Hi guys - I got the following when trying to clean some real world HTML with version 2.16:
java.lang.ClassCastException: java.util.ArrayList cannot be cast to org.htmlcleaner.TagNode
at org.htmlcleaner.HtmlCleaner.makeTree(HtmlCleaner.java:853)
at org.htmlcleaner.HtmlTokenizer.addToken(HtmlTokenizer.java:103)
at org.htmlcleaner.HtmlTokenizer.tagEnd(HtmlTokenizer.java:608)
at org.htmlcleaner.HtmlTokenizer.start(HtmlTokenizer.java:470)
at org.htmlcleaner.HtmlCleaner.clean(HtmlCleaner.java:461)

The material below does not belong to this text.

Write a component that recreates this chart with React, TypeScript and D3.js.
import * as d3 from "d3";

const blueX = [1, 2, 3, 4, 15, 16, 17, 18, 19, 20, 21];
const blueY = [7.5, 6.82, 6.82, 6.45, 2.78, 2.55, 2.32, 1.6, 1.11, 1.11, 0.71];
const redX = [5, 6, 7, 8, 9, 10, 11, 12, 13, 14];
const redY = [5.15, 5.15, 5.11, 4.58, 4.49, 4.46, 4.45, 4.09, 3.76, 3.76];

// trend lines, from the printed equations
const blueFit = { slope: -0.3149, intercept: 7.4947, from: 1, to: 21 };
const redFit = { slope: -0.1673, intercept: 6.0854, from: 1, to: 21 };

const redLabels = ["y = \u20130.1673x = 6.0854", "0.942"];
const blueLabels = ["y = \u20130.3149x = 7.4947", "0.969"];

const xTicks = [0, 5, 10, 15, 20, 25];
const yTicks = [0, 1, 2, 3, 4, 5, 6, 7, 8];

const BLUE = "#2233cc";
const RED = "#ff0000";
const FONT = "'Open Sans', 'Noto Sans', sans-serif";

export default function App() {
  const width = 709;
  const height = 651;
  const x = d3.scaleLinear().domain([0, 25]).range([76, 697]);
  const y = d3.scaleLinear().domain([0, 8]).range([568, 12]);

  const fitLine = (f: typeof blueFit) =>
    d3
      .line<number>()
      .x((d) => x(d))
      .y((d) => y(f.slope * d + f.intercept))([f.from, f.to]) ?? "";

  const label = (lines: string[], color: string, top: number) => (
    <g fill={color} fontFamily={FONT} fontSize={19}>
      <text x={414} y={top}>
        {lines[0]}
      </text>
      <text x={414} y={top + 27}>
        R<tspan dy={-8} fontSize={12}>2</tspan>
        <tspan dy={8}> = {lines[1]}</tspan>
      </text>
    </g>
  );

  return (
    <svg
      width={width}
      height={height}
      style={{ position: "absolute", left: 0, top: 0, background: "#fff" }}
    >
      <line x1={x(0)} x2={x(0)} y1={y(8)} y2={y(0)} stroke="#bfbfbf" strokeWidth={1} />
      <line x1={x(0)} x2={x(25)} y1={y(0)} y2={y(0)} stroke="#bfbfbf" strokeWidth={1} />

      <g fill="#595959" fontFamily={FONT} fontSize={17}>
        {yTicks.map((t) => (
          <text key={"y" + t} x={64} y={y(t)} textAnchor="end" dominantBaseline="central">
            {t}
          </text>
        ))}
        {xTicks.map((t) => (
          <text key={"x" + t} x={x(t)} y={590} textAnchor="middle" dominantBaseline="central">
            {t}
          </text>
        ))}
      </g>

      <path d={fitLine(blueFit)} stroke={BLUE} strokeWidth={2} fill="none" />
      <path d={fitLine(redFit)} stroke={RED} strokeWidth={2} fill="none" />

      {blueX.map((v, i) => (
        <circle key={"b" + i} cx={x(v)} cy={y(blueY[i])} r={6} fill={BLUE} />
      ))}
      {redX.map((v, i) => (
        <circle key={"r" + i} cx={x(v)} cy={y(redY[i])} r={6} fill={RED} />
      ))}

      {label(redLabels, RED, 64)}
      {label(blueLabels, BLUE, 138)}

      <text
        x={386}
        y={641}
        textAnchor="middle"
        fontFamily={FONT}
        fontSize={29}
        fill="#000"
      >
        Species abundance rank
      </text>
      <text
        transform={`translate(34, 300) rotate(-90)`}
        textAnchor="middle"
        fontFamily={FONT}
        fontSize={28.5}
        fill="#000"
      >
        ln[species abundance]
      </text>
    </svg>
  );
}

at org.htmlcleaner.HtmlCleaner.clean(HtmlCleaner.java:371)
I manged to boil the HTML down into the following test case that exposes the issue:
public void testIssue() throws Exception
{
final String HTML =
"<html>"
+ "<body>"
+ "<table>"
+ "<ul>"
+ "<p>d</p>"
+ "</ul>"
+ "<table>"
+ "</table>"
+ "</body>"
+ "</html>";
final HtmlCleaner cleaner = new HtmlCleaner();
final TagNode tagNode = cleaner.clean(HTML);
LOGGER.debug("tagNode: "+ tagNode);
}
Thanks CB - I can confirm this is exception occurs in current trunk as well.
Fixed - it was caused by nested lists; I've now flattened them before passing onto this section.
Great stuff, thanks for the quick fix!